Some of the nation’s largest municipalities face huge pension shortfalls that could hinder local and state governments’ ability to operate, according to a new study. Around the country, unions are facing mounting pressure to accept benefit rollbacks — and many already have.
“The Crisis in Local Government Pensions in the United States,” released Tuesday by Northwestern University, says that cities and counties across the country are liable for $574 billion in pension plans in addition to an estimated $3 trillion in unfunded state pensions. The grim result: U.S. households owe on average $15,000 each to former and current municipal workers. The numbers are even higher in places like Chicago, where the average is almost $42,000.
The findings come as many states have began or are strongly considering pension rollbacks, setting the stage for tenuous negotiations with labor unions representing the 7.9 million public-sector workers. Many discussions have already begun with changes to agreements that include increasing the retirement age, furloughs, pension cuts and freezes. With elections and budget crises looming, public unions have entered the spotlight once again, providing much fodder for critics who say labor costs are above budget levels.
The research, led by academics from Northwestern University and the University of Rochester, is based on an analysis of pension plans in 50 major cities covering 2 million local government workers — roughly two-thirds of municipal employees.
According to the Associated Press, in the past two years, more than 19 states have either considered or instituted pension cutbacks for current and new hires. Six major cities — Philadelphia, Boston, Chicago, Cincinnati, Jacksonville and St. Paul — can only pay for pensions through 2020, the study’s authors say.
“The fact that there is such a large burden of public employee pensions concentrated in urban metropolitan areas threatens the long-run economic viability of these cities, as residents can potentially move elsewhere to escape the situation,” the report said.
As a result, public sector unions, which represent 37.4 percent of the civil servant workforce, have faced increasing pressure to accept the concessions across the country.
Public officials have cited the public unions’ unwillingness to make cuts as a source of the budget crisis, but labor groups have maintained that the recession and Wall Street have contributed to poor pension results.
Indeed, while public sector criticism mounts, Wall Street compensation is on its way to top last year’s record with executive payments totaling $144 billion this year, the Wall Street Journal says.
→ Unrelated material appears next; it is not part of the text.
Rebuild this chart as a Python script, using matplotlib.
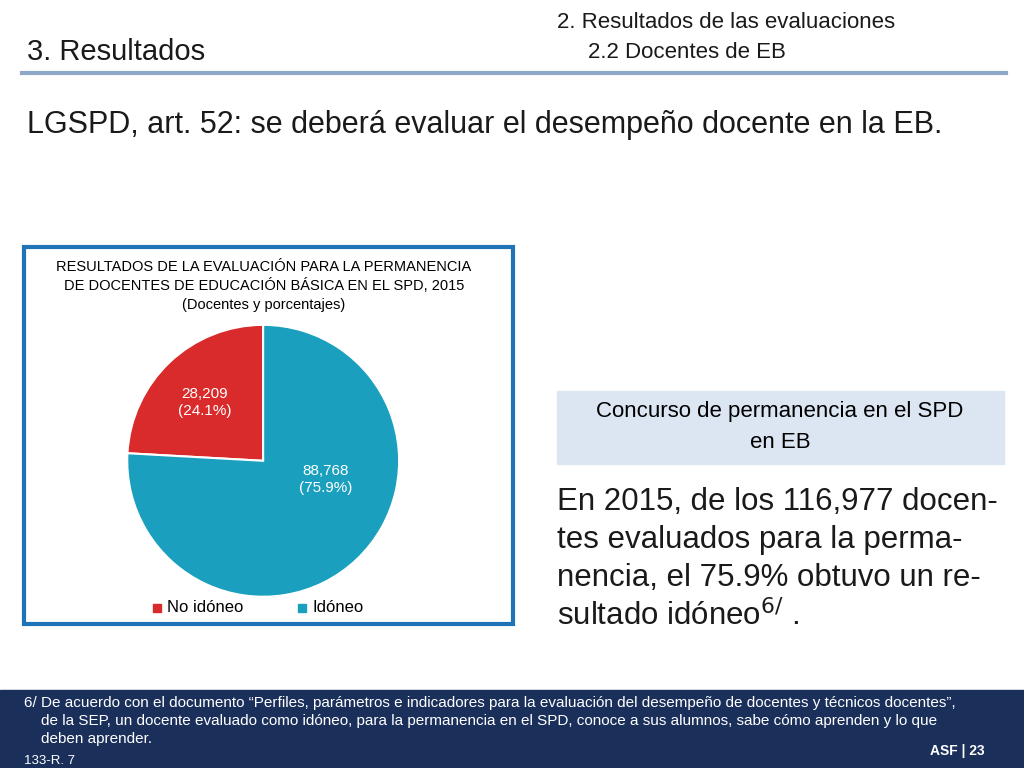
import matplotlib.pyplot as plt
from matplotlib.patches import Rectangle

plt.rcParams["font.family"] = "Liberation Sans"

# data
labels = ["No idóneo", "Idóneo"]
docentes = [28209, 88768]
porcentajes = [24.1, 75.9]
colores = ["#D92B2B", "#1AA0BE"]

W, H = 1024, 768
fig = plt.figure(figsize=(10.24, 7.68), dpi=100)
bg = fig.add_axes([0, 0, 1, 1])
bg.set_xlim(0, W)
bg.set_ylim(H, 0)
bg.axis("off")

# header
bg.text(27, 52, "3. Resultados", fontsize=21, va="center", color="#1a1a1a")
bg.text(557, 22, "2. Resultados de las evaluaciones", fontsize=16, va="center", color="#1a1a1a")
bg.text(588, 52, "2.2 Docentes de EB", fontsize=16, va="center", color="#1a1a1a")
bg.plot([22, 1006], [73, 73], color="#8EA9C8", lw=3)
bg.text(27, 125, "LGSPD, art. 52: se deberá evaluar el desempeño docente en la EB.",
        fontsize=22, va="center", color="#1a1a1a")

# chart frame
bg.add_patch(Rectangle((24, 247), 489, 377, fill=False, ec="#1F73B7", lw=3))
bg.text(264, 267, "RESULTADOS DE LA EVALUACIÓN PARA LA PERMANENCIA", fontsize=10.5, ha="center", va="center")
bg.text(264, 286, "DE DOCENTES DE EDUCACIÓN BÁSICA EN EL SPD, 2015", fontsize=10.5, ha="center", va="center")
bg.text(264, 305, "(Docentes y porcentajes)", fontsize=10.5, ha="center", va="center")

# legend
for x, lab, c in [(153, labels[0], colores[0]), (298, labels[1], colores[1])]:
    bg.add_patch(Rectangle((x, 604), 8, 8, color=c))
    bg.text(x + 14, 608, lab, fontsize=12, va="center")

# right panel
bg.add_patch(Rectangle((557, 391), 447, 73, color="#DCE6F2"))
bg.text(780, 412, "Concurso de permanencia en el SPD", fontsize=16, ha="center", va="center")
bg.text(780, 443, "en EB", fontsize=16, ha="center", va="center")
lines = ["En 2015, de los 116,977 docen-", "tes evaluados para la perma-",
         "nencia, el 75.9% obtuvo un re-", "sultado idóneo$^{6/}$ ."]
for i, t in enumerate(lines):
    bg.text(557, 502 + i * 38, t, fontsize=22.5, va="center", color="#1a1a1a")

# footer
bg.add_patch(Rectangle((0, 690), W, 78, color="#1B2F5B"))
foot = ["6/ De acuerdo con el documento “Perfiles, parámetros e indicadores para la evaluación del desempeño de docentes y técnicos docentes”,",
        "    de la SEP, un docente evaluado como idóneo, para la permanencia en el SPD, conoce a sus alumnos, sabe cómo aprenden y lo que",
        "    deben aprender."]
for i, t in enumerate(foot):
    bg.text(24, 703 + i * 18, t, fontsize=11, va="center", color="white")
bg.text(24, 761, "133-R. 7", fontsize=9.5, va="center", color="white")
bg.text(985, 751, "ASF | 23", fontsize=10, va="center", ha="right", color="white", weight="bold")

# pie
ax = fig.add_axes([0.124, 0.223, 0.266, 0.354])
ax.pie(docentes, colors=colores, startangle=90, counterclock=True, radius=1,
       wedgeprops=dict(edgecolor="white", linewidth=1.5))
ax.set_xlim(-1, 1)
ax.set_ylim(-1, 1)
ax.set_aspect("equal")
ax.text(-0.43, 0.43, f"{docentes[0]:,}\n({porcentajes[0]}%)", fontsize=11, color="white",
        ha="center", va="center", linespacing=1.3)
ax.text(0.46, -0.14, f"{docentes[1]:,}\n({porcentajes[1]}%)", fontsize=11, color="white",
        ha="center", va="center", linespacing=1.3)

fig.savefig("out.png", dpi=100)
And not to mention the private sector has their own pension problems. U.S. corporations lost $900 billion from October 2007 to October 2008, according to a Boston College study.
It isn’t clear that public sector unions are contributing to financial shortfalls either: states with pension problems vary from heavily unionized regions to those with little representation.
And the rhetoric has also overstated how much they are straining municipal finances. A seperate study by Boston College’s Center for Retirement Research says that public pensions — though underfunded — only account for 3.8 percent of aggregate local and state expenditures.
Instead, there could be other factors than pensions. And the Washington Post’s Ezra Klein notes that the problem is in part due to a revenue crisis:
In the months before the financial crisis, in fact, states had built up record rainy-day funds and were starting infrastructure projects. Then Wall Street collapsed, and so too did the revenue states got from taxing property, incomes and sales. At the same time, the need to spend on social services went up rather than down. The result? A terrible strain on state budgets. But not one you can blame public employees for.
Governments aren’t going to raise taxes on an electorate that’s already cash strapped, especially amid election time. And officials have looked internally to make cuts. As a result, public sector unions have begun negotiations all over the country. In some cases, labor groups have filed legal challenges contesting the rollbacks.
The moves have been especially pressing in California, a state with a general fun deficit totaling $19.1 billion. Recently, California Governor Arnold Schwarzenegger and the state’s biggest public union, SEIU Local 100, reached an agreement that implements a two-tier system. Current employees must now contribute more to their retirement plans and new hires will have their pensions rolled back to levels before 1999. The deal was already the seventh deal in recent months as other unions also agreed to rollbacks. And in New York, where the state legislature sets the pension, officials are hoping to make reform a top priority in the future.
The measures reflect similar trends in other parts of the country where state employees have contributed more to their retirement plans. In places like Vermont, worker retirement ages went up from 62 to 65. Some of the consequences from the fallout have provided fatal like in San Diego where cutbacks forced “rolling brownouts” that left emergency services inaccessible.
So far, many municipalities are implementing what the university study suggests, raising the retirement age and lowering cost of living wages.
Public polls have shown that Americans are increasingly worried about their retirement funds. But there doesn’t appear to be much sympathy for public workers.